What to work on :: Leave out the pictures and repeat everything else in the records exactly.

Records supplied ::

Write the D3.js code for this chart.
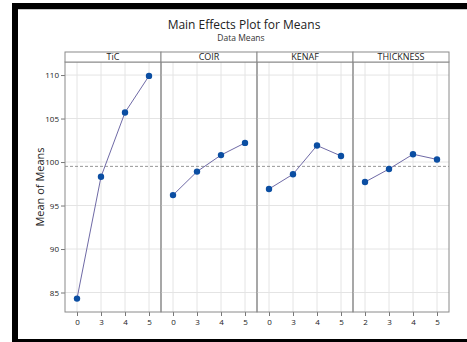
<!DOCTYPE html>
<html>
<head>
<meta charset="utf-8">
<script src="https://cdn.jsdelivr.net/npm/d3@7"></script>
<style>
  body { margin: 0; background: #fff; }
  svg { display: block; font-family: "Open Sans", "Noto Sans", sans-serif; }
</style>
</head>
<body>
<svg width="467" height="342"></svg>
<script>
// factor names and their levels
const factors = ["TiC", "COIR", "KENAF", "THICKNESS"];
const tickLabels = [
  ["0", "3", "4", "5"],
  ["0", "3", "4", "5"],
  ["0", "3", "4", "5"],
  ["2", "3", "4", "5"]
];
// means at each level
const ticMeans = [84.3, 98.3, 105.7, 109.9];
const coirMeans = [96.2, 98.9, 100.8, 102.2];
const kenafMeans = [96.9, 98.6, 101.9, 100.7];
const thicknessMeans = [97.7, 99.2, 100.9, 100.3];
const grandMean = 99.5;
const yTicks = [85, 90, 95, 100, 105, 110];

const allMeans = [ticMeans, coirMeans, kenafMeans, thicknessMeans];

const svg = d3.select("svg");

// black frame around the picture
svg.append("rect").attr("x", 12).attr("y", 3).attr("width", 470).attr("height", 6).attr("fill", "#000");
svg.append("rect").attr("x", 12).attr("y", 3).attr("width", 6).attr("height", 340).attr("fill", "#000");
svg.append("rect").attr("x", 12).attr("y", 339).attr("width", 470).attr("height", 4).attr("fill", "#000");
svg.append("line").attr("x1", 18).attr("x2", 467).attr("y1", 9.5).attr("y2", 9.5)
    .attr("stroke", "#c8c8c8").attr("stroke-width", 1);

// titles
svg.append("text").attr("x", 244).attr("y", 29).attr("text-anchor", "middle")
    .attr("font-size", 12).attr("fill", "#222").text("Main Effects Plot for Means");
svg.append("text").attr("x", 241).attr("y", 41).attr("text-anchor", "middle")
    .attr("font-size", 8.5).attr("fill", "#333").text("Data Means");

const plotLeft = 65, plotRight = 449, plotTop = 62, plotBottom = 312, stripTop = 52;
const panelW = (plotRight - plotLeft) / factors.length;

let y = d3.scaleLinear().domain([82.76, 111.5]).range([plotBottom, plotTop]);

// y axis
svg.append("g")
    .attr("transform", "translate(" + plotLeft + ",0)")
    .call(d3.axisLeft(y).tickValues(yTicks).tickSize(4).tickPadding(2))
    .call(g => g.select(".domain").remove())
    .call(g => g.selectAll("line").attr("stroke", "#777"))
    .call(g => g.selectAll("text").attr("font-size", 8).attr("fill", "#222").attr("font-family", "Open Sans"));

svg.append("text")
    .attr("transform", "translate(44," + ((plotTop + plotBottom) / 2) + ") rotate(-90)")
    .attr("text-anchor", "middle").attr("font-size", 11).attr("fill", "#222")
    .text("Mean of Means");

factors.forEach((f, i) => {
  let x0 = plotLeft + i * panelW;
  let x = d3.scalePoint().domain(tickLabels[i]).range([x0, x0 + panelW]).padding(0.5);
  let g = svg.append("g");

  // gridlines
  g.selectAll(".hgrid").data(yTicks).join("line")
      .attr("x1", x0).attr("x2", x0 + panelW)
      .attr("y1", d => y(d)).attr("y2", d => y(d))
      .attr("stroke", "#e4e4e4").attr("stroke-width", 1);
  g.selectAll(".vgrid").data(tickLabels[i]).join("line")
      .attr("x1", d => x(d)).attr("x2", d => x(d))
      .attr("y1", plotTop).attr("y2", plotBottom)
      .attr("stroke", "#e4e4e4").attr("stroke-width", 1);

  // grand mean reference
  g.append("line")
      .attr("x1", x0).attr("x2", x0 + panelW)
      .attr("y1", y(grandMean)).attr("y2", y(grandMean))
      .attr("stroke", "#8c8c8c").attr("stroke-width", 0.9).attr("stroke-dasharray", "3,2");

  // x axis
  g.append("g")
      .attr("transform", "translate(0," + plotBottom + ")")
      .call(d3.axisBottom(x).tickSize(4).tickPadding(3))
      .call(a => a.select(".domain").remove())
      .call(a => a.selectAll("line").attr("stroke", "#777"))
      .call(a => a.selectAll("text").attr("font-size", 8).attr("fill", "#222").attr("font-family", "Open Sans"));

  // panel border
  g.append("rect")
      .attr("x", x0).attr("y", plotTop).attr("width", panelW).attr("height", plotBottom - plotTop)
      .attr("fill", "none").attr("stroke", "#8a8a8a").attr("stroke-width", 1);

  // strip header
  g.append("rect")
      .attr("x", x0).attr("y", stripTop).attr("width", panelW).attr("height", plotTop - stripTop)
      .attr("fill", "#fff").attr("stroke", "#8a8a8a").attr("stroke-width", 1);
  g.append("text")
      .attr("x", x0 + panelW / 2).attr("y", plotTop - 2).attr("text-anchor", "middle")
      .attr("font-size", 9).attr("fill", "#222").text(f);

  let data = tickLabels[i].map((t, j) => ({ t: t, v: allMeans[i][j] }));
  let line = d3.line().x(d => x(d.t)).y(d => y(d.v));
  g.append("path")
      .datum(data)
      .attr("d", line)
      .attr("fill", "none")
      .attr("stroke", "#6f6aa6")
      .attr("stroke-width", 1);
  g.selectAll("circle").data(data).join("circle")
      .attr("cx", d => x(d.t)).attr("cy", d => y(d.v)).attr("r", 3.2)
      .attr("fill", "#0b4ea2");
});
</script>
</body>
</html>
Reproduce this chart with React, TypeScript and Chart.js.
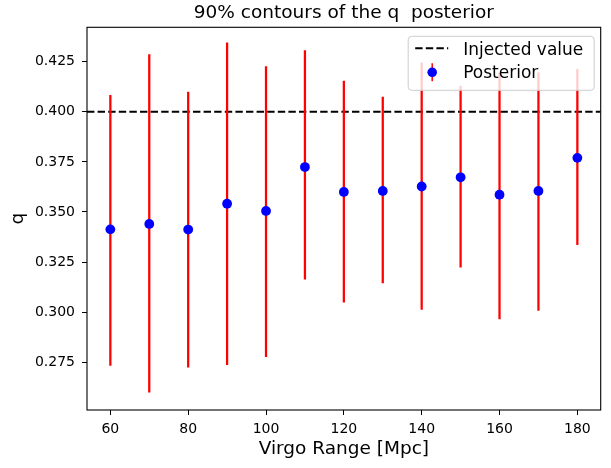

Response ::
Write the D3.js code for this chart.
<!DOCTYPE html>
<html>
<head>
<meta charset="utf-8">
<script src="https://cdn.jsdelivr.net/npm/d3@7"></script>
<style>
  body { margin: 0; background: #fff; }
  svg { display: block; font-family: "Open Sans", "Noto Sans", sans-serif; }
</style>
</head>
<body>
<svg width="467" height="342"></svg>
<script>
// factor names and their levels
const factors = ["TiC", "COIR", "KENAF", "THICKNESS"];
const tickLabels = [
  ["0", "3", "4", "5"],
  ["0", "3", "4", "5"],
  ["0", "3", "4", "5"],
  ["2", "3", "4", "5"]
];
// means at each level
const ticMeans = [84.3, 98.3, 105.7, 109.9];
const coirMeans = [96.2, 98.9, 100.8, 102.2];
const kenafMeans = [96.9, 98.6, 101.9, 100.7];
const thicknessMeans = [97.7, 99.2, 100.9, 100.3];
const grandMean = 99.5;
const yTicks = [85, 90, 95, 100, 105, 110];

const allMeans = [ticMeans, coirMeans, kenafMeans, thicknessMeans];

const svg = d3.select("svg");

// black frame around the picture
svg.append("rect").attr("x", 12).attr("y", 3).attr("width", 470).attr("height", 6).attr("fill", "#000");
svg.append("rect").attr("x", 12).attr("y", 3).attr("width", 6).attr("height", 340).attr("fill", "#000");
svg.append("rect").attr("x", 12).attr("y", 339).attr("width", 470).attr("height", 4).attr("fill", "#000");
svg.append("line").attr("x1", 18).attr("x2", 467).attr("y1", 9.5).attr("y2", 9.5)
    .attr("stroke", "#c8c8c8").attr("stroke-width", 1);

// titles
svg.append("text").attr("x", 244).attr("y", 29).attr("text-anchor", "middle")
    .attr("font-size", 12).attr("fill", "#222").text("Main Effects Plot for Means");
svg.append("text").attr("x", 241).attr("y", 41).attr("text-anchor", "middle")
    .attr("font-size", 8.5).attr("fill", "#333").text("Data Means");

const plotLeft = 65, plotRight = 449, plotTop = 62, plotBottom = 312, stripTop = 52;
const panelW = (plotRight - plotLeft) / factors.length;

let y = d3.scaleLinear().domain([82.76, 111.5]).range([plotBottom, plotTop]);

// y axis
svg.append("g")
    .attr("transform", "translate(" + plotLeft + ",0)")
    .call(d3.axisLeft(y).tickValues(yTicks).tickSize(4).tickPadding(2))
    .call(g => g.select(".domain").remove())
    .call(g => g.selectAll("line").attr("stroke", "#777"))
    .call(g => g.selectAll("text").attr("font-size", 8).attr("fill", "#222").attr("font-family", "Open Sans"));

svg.append("text")
    .attr("transform", "translate(44," + ((plotTop + plotBottom) / 2) + ") rotate(-90)")
    .attr("text-anchor", "middle").attr("font-size", 11).attr("fill", "#222")
    .text("Mean of Means");

factors.forEach((f, i) => {
  let x0 = plotLeft + i * panelW;
  let x = d3.scalePoint().domain(tickLabels[i]).range([x0, x0 + panelW]).padding(0.5);
  let g = svg.append("g");

  // gridlines
  g.selectAll(".hgrid").data(yTicks).join("line")
      .attr("x1", x0).attr("x2", x0 + panelW)
      .attr("y1", d => y(d)).attr("y2", d => y(d))
      .attr("stroke", "#e4e4e4").attr("stroke-width", 1);
  g.selectAll(".vgrid").data(tickLabels[i]).join("line")
      .attr("x1", d => x(d)).attr("x2", d => x(d))
      .attr("y1", plotTop).attr("y2", plotBottom)
      .attr("stroke", "#e4e4e4").attr("stroke-width", 1);

  // grand mean reference
  g.append("line")
      .attr("x1", x0).attr("x2", x0 + panelW)
      .attr("y1", y(grandMean)).attr("y2", y(grandMean))
      .attr("stroke", "#8c8c8c").attr("stroke-width", 0.9).attr("stroke-dasharray", "3,2");

  // x axis
  g.append("g")
      .attr("transform", "translate(0," + plotBottom + ")")
      .call(d3.axisBottom(x).tickSize(4).tickPadding(3))
      .call(a => a.select(".domain").remove())
      .call(a => a.selectAll("line").attr("stroke", "#777"))
      .call(a => a.selectAll("text").attr("font-size", 8).attr("fill", "#222").attr("font-family", "Open Sans"));

  // panel border
  g.append("rect")
      .attr("x", x0).attr("y", plotTop).attr("width", panelW).attr("height", plotBottom - plotTop)
      .attr("fill", "none").attr("stroke", "#8a8a8a").attr("stroke-width", 1);

  // strip header
  g.append("rect")
      .attr("x", x0).attr("y", stripTop).attr("width", panelW).attr("height", plotTop - stripTop)
      .attr("fill", "#fff").attr("stroke", "#8a8a8a").attr("stroke-width", 1);
  g.append("text")
      .attr("x", x0 + panelW / 2).attr("y", plotTop - 2).attr("text-anchor", "middle")
      .attr("font-size", 9).attr("fill", "#222").text(f);

  let data = tickLabels[i].map((t, j) => ({ t: t, v: allMeans[i][j] }));
  let line = d3.line().x(d => x(d.t)).y(d => y(d.v));
  g.append("path")
      .datum(data)
      .attr("d", line)
      .attr("fill", "none")
      .attr("stroke", "#6f6aa6")
      .attr("stroke-width", 1);
  g.selectAll("circle").data(data).join("circle")
      .attr("cx", d => x(d.t)).attr("cy", d => y(d.v)).attr("r", 3.2)
      .attr("fill", "#0b4ea2");
});
</script>
</body>
</html>
Reproduce this chart with React, TypeScript and Chart.js.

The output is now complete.